As for Noel, he attributes much of the person he has become to his parents who he called “great role models. They modeled respect, stayed on me to go to school, practice with teams, stay committed. I was a real creative child,” he said, adding that his parents encouraged his interests in audio-visual technology. In addition to the strong support he felt at home, Noel said he is thankful for St. Catherine Parish which he said had a great influence on him.
The parish was comprised of several committed families who became close, he said.

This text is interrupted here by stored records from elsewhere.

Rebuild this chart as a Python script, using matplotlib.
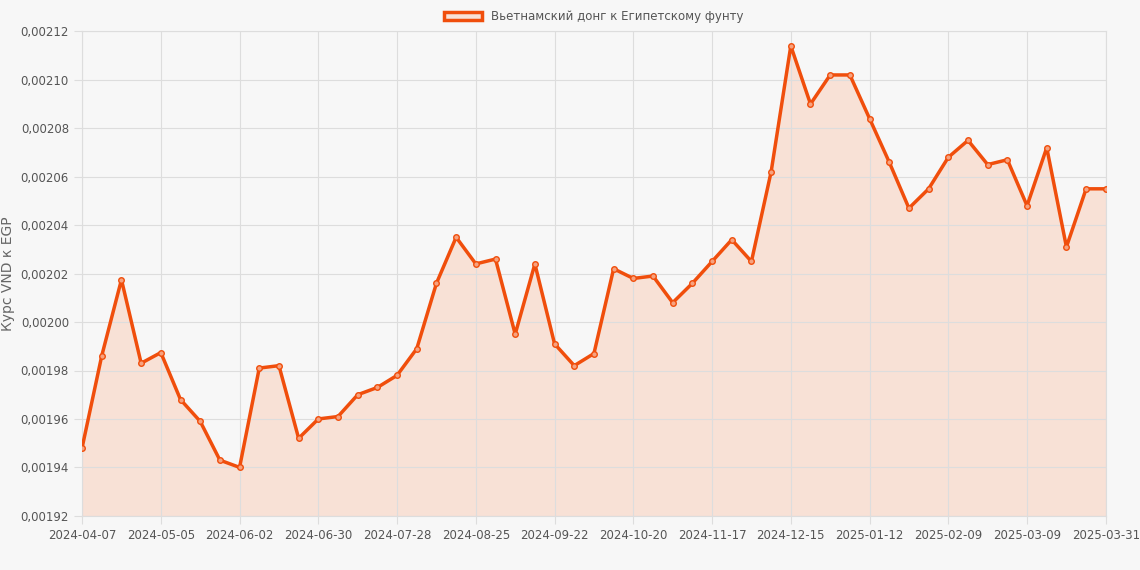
import matplotlib.pyplot as plt
from matplotlib.ticker import FuncFormatter
from matplotlib.patches import Patch

# weekly rates, VND -> EGP
rates = [
    0.0019481, 0.0019861, 0.0020175, 0.0019830, 0.0019874, 0.0019680, 0.0019590,
    0.0019430, 0.0019400, 0.0019810, 0.0019820, 0.0019520, 0.0019600, 0.0019610,
    0.0019700, 0.0019730, 0.0019780, 0.0019890, 0.0020160, 0.0020350, 0.0020240,
    0.0020260, 0.0019950, 0.0020240, 0.0019910, 0.0019820, 0.0019870, 0.0020220,
    0.0020180, 0.0020190, 0.0020080, 0.0020160, 0.0020250, 0.0020340, 0.0020250,
    0.0020620, 0.0021140, 0.0020900, 0.0021020, 0.0021020, 0.0020840, 0.0020660,
    0.0020470, 0.0020550, 0.0020680, 0.0020750, 0.0020650, 0.0020670, 0.0020480,
    0.0020720, 0.0020310, 0.0020550, 0.0020550,
]
tick_pos = [0, 4, 8, 12, 16, 20, 24, 28, 32, 36, 40, 44, 48, 52]
tick_labels = [
    "2024-04-07", "2024-05-05", "2024-06-02", "2024-06-30", "2024-07-28",
    "2024-08-25", "2024-09-22", "2024-10-20", "2024-11-17", "2024-12-15",
    "2025-01-12", "2025-02-09", "2025-03-09", "2025-03-31",
]
LINE = "#f04e0c"
FILL = "#f8e1d6"

fig = plt.figure(figsize=(11.4, 5.7), dpi=100)
fig.patch.set_facecolor("#f7f7f7")
ax = fig.add_axes([0.072, 0.095, 0.898, 0.85])
ax.set_facecolor("#f7f7f7")

x = list(range(len(rates)))
ax.fill_between(x, rates, 0.00192, color=FILL, zorder=1)
ax.plot(x, rates, color=LINE, lw=2.5, zorder=3)
ax.scatter(x, rates, s=16, facecolor="#f7a27f", edgecolor=LINE, lw=1, zorder=4)

ax.set_xlim(0, len(rates) - 1)
ax.set_ylim(0.00192, 0.00212)
ax.set_yticks([0.00192 + i * 0.00002 for i in range(11)])
ax.yaxis.set_major_formatter(FuncFormatter(lambda v, p: f"{v:.5f}".replace(".", ",")))
ax.set_xticks(tick_pos)
ax.set_xticklabels(tick_labels)
ax.tick_params(labelsize=8.5, colors="#555555", length=6, color="#dddddd")
ax.grid(color="#dddddd", lw=0.8)
for s in ax.spines.values():
    s.set_color("#dddddd")
ax.set_ylabel("Курс VND к EGP", color="#666666", fontsize=10, labelpad=4)

ax.legend(handles=[Patch(facecolor=FILL, edgecolor=LINE, lw=2.5,
                         label="Вьетнамский донг к Египетскому фунту")],
          loc="lower center", bbox_to_anchor=(0.5, 1.0), frameon=False,
          fontsize=8.5, labelcolor="#555555", handlelength=3.2, borderaxespad=0.3)

fig.savefig("out.png", facecolor=fig.get_facecolor())
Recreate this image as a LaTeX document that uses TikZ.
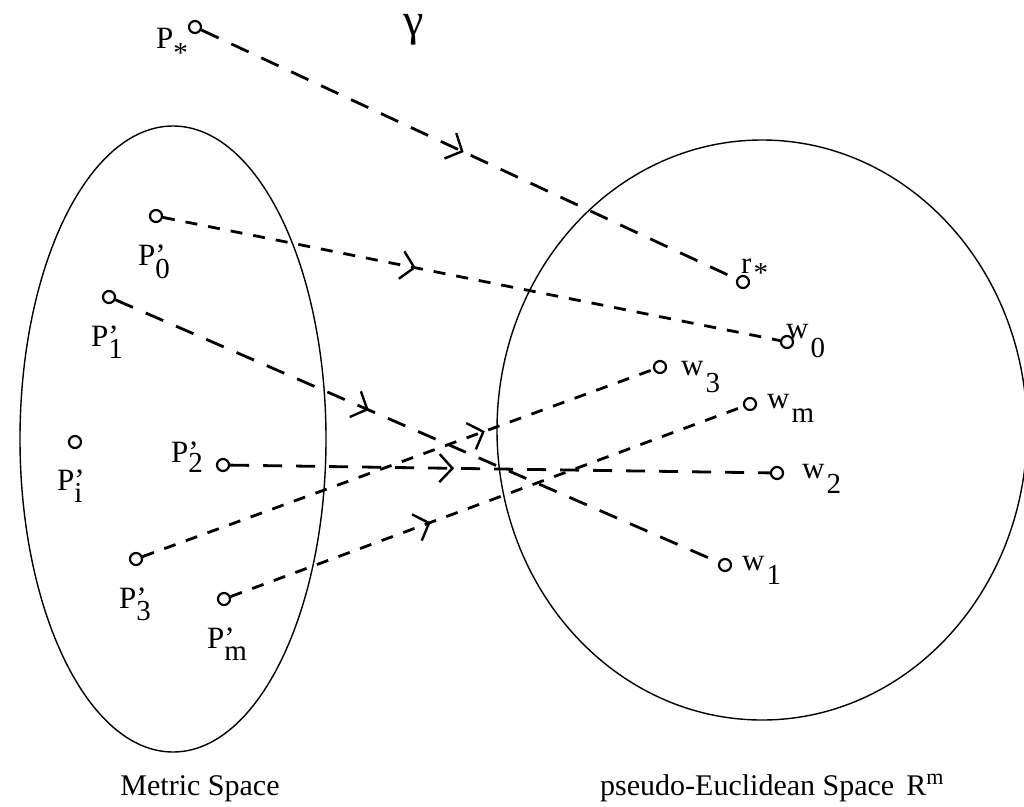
\documentclass[tikz,border=0pt]{standalone}
\usepackage{fontspec}
\setmainfont{Liberation Serif}
\usetikzlibrary{arrows.meta,decorations.markings}
\newcommand\subf{\fontsize{29}{29}\selectfont}
\newcommand\plab[2]{P\rlap{’}\raisebox{-#1pt}{\subf #2}}
\newcommand\wlab[3]{#1\hspace{2pt}\raisebox{-#2pt}{\subf #3}}
\begin{document}
\begin{tikzpicture}[x=1pt,y=-1pt,
  pt/.style={circle,draw,line width=2.2pt,minimum size=12pt,inner sep=0pt},
  lbl/.style={inner sep=0pt,anchor=base west,font=\fontsize{31}{31}\selectfont},
  captxt/.style={inner sep=0pt,anchor=base,font=\fontsize{30}{30}\selectfont},
  longd/.style={line width=2.8pt,dash pattern=on 19pt off 14pt},
  shortd/.style={line width=2.8pt,dash pattern=on 12pt off 11pt},
  mid/.style={postaction={decorate},decoration={markings,
    mark=at position #1 with {\arrow[line width=2.4pt]{Straight Barb[length=13pt,width=28pt]}}}},
  region/.style={line width=1.4pt}]
\useasboundingbox (0,0) rectangle (1024,806);
% regions
\draw[region] (173,439) ellipse [x radius=153pt, y radius=313pt];
\draw[region] (762,430) ellipse [x radius=265pt, y radius=290pt];
% points
\node[pt] (Ps) at (195,27) {};
\node[pt] (P0) at (156,216) {};
\node[pt] (P1) at (109,297) {};
\node[pt] (Pi) at (75,442) {};
\node[pt] (P2) at (223,465) {};
\node[pt] (P3) at (136,559) {};
\node[pt] (Pm) at (224,599) {};
\node[pt] (rs) at (743,282) {};
\node[pt] (w0) at (787,342) {};
\node[pt] (w3) at (660,367) {};
\node[pt] (wm) at (750,404) {};
\node[pt] (w2) at (777,473) {};
\node[pt] (w1) at (725,565) {};
% labels
\node[lbl] (lPs) at (156,48) {P\raisebox{-14pt}{\subf *}};
\node[lbl] (lP0) at (138,265) {\plab{13}{0}};
\node[lbl] (lP1) at (91,346) {\plab{12}{1}};
\node[lbl] (lPi) at (57,490) {\plab{12}{i}};
\node[lbl] (lP2) at (171,462) {\plab{10}{2}};
\node[lbl] (lP3) at (119,608) {\plab{12}{3}};
\node[lbl] (lPm) at (207,648) {\plab{12}{m}};
\node[lbl] (lrs) at (741,273) {\wlab{r}{9}{*}};
\node[lbl] (lw0) at (786,338) {\wlab{w}{19}{0}};
\node[lbl] (lw3) at (681,375) {\wlab{w}{17}{3}};
\node[lbl] (lwm) at (767,408) {\wlab{w}{14}{m}};
\node[lbl] (lw2) at (802,478) {\wlab{w}{15}{2}};
\node[lbl] (lw1) at (742,570) {\wlab{w}{14}{1}};
\node[inner sep=0pt,font=\fontsize{46}{46}\selectfont] (gam) at (414,30) {γ};
% captions
\node[captxt] (cm) at (200,795) {Metric Space};
\node[captxt,anchor=base west] (cp) at (600,795) {pseudo-Euclidean Space\hspace{12pt}R\raisebox{11pt}{\fontsize{22}{22}\selectfont m}};
% connectors
\draw[longd,mid=0.49] (Ps) -- (rs);
\draw[shortd,mid=0.41] (P0) -- (w0);
\draw[longd,mid=0.42] (P1) -- (w1);
\draw[longd,mid=0.415] (P2) -- (w2);
\draw[shortd,mid=0.67] (P3) -- (w3);
\draw[shortd,mid=0.39] (Pm) -- (wm);
\end{tikzpicture}
\end{document}
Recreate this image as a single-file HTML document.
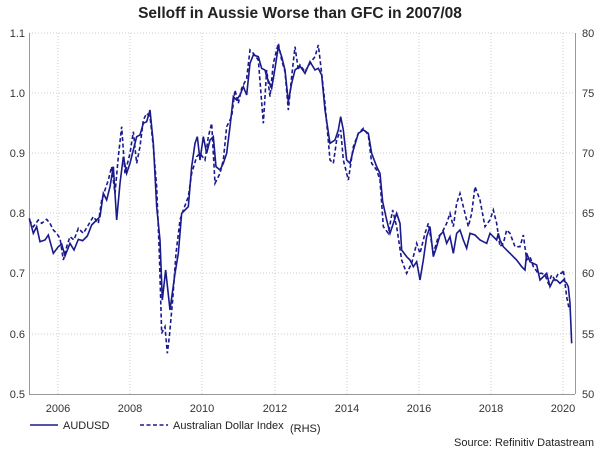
<!DOCTYPE html>
<html><head><meta charset="utf-8"><style>
body{margin:0;background:#fff;}
svg{display:block;font-family:"Liberation Sans",sans-serif;}
</style></head><body>
<svg width="600" height="452" viewBox="0 0 600 452" xmlns="http://www.w3.org/2000/svg">
<rect width="600" height="452" fill="#fff"/>
<text x="300" y="18" text-anchor="middle" font-size="15.5" font-weight="bold" fill="#222">Selloff in Aussie Worse than GFC in 2007/08</text>
<g stroke="#ccc" stroke-width="1" stroke-dasharray="1,2">
<line x1="29" y1="33" x2="575" y2="33"/><line x1="29" y1="93" x2="575" y2="93"/><line x1="29" y1="153" x2="575" y2="153"/><line x1="29" y1="213" x2="575" y2="213"/><line x1="29" y1="273" x2="575" y2="273"/><line x1="29" y1="334" x2="575" y2="334"/>
<line x1="58" y1="33" x2="58" y2="394"/><line x1="130" y1="33" x2="130" y2="394"/><line x1="202" y1="33" x2="202" y2="394"/><line x1="275" y1="33" x2="275" y2="394"/><line x1="347" y1="33" x2="347" y2="394"/><line x1="419" y1="33" x2="419" y2="394"/><line x1="491" y1="33" x2="491" y2="394"/><line x1="563" y1="33" x2="563" y2="394"/>
</g>
<g stroke="#999" stroke-width="1" fill="none">
<line x1="29.5" y1="33" x2="29.5" y2="394"/><line x1="575.5" y1="33" x2="575.5" y2="394"/><line x1="29" y1="394.5" x2="575" y2="394.5"/>
</g>
<g font-size="11" fill="#333">
<text x="25" y="37" text-anchor="end">1.1</text><text x="25" y="97" text-anchor="end">1.0</text><text x="25" y="157" text-anchor="end">0.9</text><text x="25" y="217" text-anchor="end">0.8</text><text x="25" y="277" text-anchor="end">0.7</text><text x="25" y="338" text-anchor="end">0.6</text><text x="25" y="398" text-anchor="end">0.5</text>
<text x="582" y="37">80</text><text x="582" y="97">75</text><text x="582" y="157">70</text><text x="582" y="217">65</text><text x="582" y="277">60</text><text x="582" y="338">55</text><text x="582" y="398">50</text>
<text x="58" y="412" text-anchor="middle">2006</text><text x="130" y="412" text-anchor="middle">2008</text><text x="202" y="412" text-anchor="middle">2010</text><text x="275" y="412" text-anchor="middle">2012</text><text x="347" y="412" text-anchor="middle">2014</text><text x="419" y="412" text-anchor="middle">2016</text><text x="491" y="412" text-anchor="middle">2018</text><text x="563" y="412" text-anchor="middle">2020</text>
</g>
<g transform="translate(0,20) scale(0.33333)" fill="none" stroke="#1a1a8c" stroke-width="1.6">
<polyline vector-effect="non-scaling-stroke" points="88,595 100,640 110,620 120,665 135,660 145,645 160,700 175,680 185,672 195,708 210,670 222,690 235,658 248,662 262,648 275,615 290,600 300,590 310,520 320,540 330,500 340,440 350,600 360,490 370,410 380,460 390,430 400,390 410,350 420,345 430,310 440,305 450,270 460,370 470,560 480,660 487,840 497,750 510,870 525,760 535,700 545,580 555,570 565,560 575,440 585,370 592,350 600,420 610,350 620,400 630,360 640,350 648,440 660,450 670,430 680,400 690,320 700,230 710,240 720,225 730,200 740,225 750,130 760,105 775,110 785,145 795,150 800,170 815,205 825,145 835,80 845,110 855,150 865,245 875,190 885,150 900,138 915,160 930,125 945,150 955,145 965,165 975,270 990,370 1005,360 1015,330 1022,290 1030,330 1040,420 1050,430 1060,390 1075,340 1090,330 1105,340 1115,400 1130,440 1140,460 1148,545 1160,600 1170,640 1180,610 1190,580 1200,610 1205,690 1220,710 1230,720 1240,740 1250,725 1260,780 1270,720 1280,650 1290,620 1300,710 1310,680 1320,645 1330,635 1340,670 1350,650 1360,700 1370,640 1380,630 1390,660 1400,685 1410,640 1425,645 1440,660 1450,665 1460,670 1470,640 1480,650 1490,660 1495,640 1500,660 1510,680 1530,700 1550,720 1565,740 1575,750 1580,700 1590,725 1610,735 1620,780 1630,770 1640,760 1650,800 1660,780 1670,780 1680,790 1690,780 1700,790 1705,800 1710,850 1715,970"/>
<polyline vector-effect="non-scaling-stroke" stroke-dasharray="4,2.5" points="88,600 100,620 115,600 125,610 140,598 150,610 160,630 170,640 180,655 190,720 200,680 210,650 222,660 235,625 250,640 265,615 280,590 295,610 305,540 315,510 325,480 335,440 345,520 355,410 365,320 375,460 390,400 400,335 410,430 420,380 430,300 440,280 450,290 460,380 470,500 478,700 485,940 495,920 502,1000 508,950 518,840 528,700 540,600 550,570 565,530 575,460 590,410 600,400 615,420 625,350 635,310 645,490 660,460 670,420 680,320 695,290 705,210 715,250 725,205 740,175 750,90 760,100 775,120 790,310 800,150 810,230 820,130 835,70 845,120 855,155 865,270 875,170 885,80 895,150 900,135 915,155 930,130 945,110 955,75 965,160 975,250 990,420 1000,430 1010,360 1022,330 1030,420 1045,480 1060,380 1075,340 1090,325 1105,345 1115,430 1130,450 1140,480 1150,620 1165,640 1178,570 1190,620 1205,720 1220,760 1235,730 1250,670 1260,700 1275,640 1285,610 1300,700 1315,650 1325,640 1340,610 1350,580 1360,620 1370,550 1380,520 1390,560 1405,620 1415,580 1425,500 1440,540 1455,620 1470,600 1480,570 1490,610 1500,680 1510,670 1520,630 1530,640 1545,680 1560,680 1570,645 1580,720 1590,710 1600,740 1615,760 1625,760 1635,765 1645,790 1655,765 1665,780 1675,760 1685,760 1690,750 1700,830 1708,870"/>
</g>
<g font-size="11" fill="#222">
<line x1="30" y1="425" x2="58" y2="425" stroke="#1a1a8c" stroke-width="1.6"/>
<text x="63" y="429">AUDUSD</text>
<line x1="140" y1="425" x2="168" y2="425" stroke="#1a1a8c" stroke-width="1.6" stroke-dasharray="4,2.5"/>
<text x="173" y="429">Australian Dollar Index</text><text x="290" y="432">(RHS)</text>
<text x="594" y="446" text-anchor="end">Source: Refinitiv Datastream</text>
</g>
</svg>
</body></html>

“We did everything through church. Through kindergarten I did not know any other way,” he said, citing activities such as sports, pancake breakfasts. “Faith and religion were always involved and the families – my parents are still friends with many of the families,” he said, adding that some of them even came to Phoenix for his wedding several years ago.
When Noel is back home with family or friends, you wouldn’t know that he is an NBA coach, according to his mom.
“It’s not what defines him,” said Judie. “When he’s with family, he just wants to talk about family or what’s going on in the world or what’s going on with his brothers. Early on, I was hoping he’d give me some good, juicy NBA news, but it is a job to him and doesn’t define who he is.”
Sherry, too, said NBA life hasn’t changed the person she met back in grad school.
“He’s the same best friend I’ve had for the past 13 years and we’ve grown together in that way,” she said. “He’s not flashy. I’m so happy I still have the same 2003 Honda and we don’t live in a big house. We’re very modest,” she said, adding that at that moment, Noel was off to pick his son up from kindergarten.
Explaining that he’s feels blessed to be doing something he enjoys so much, Noel said he enjoys his role as an assistant coach responsible primarily for preparing for the team’s upcoming opponent.
“I would love to be a head coach one day, but I love what I am doing now and I would like to continue to be the best assistant I can be and I think if I keep working hard, that may happen.”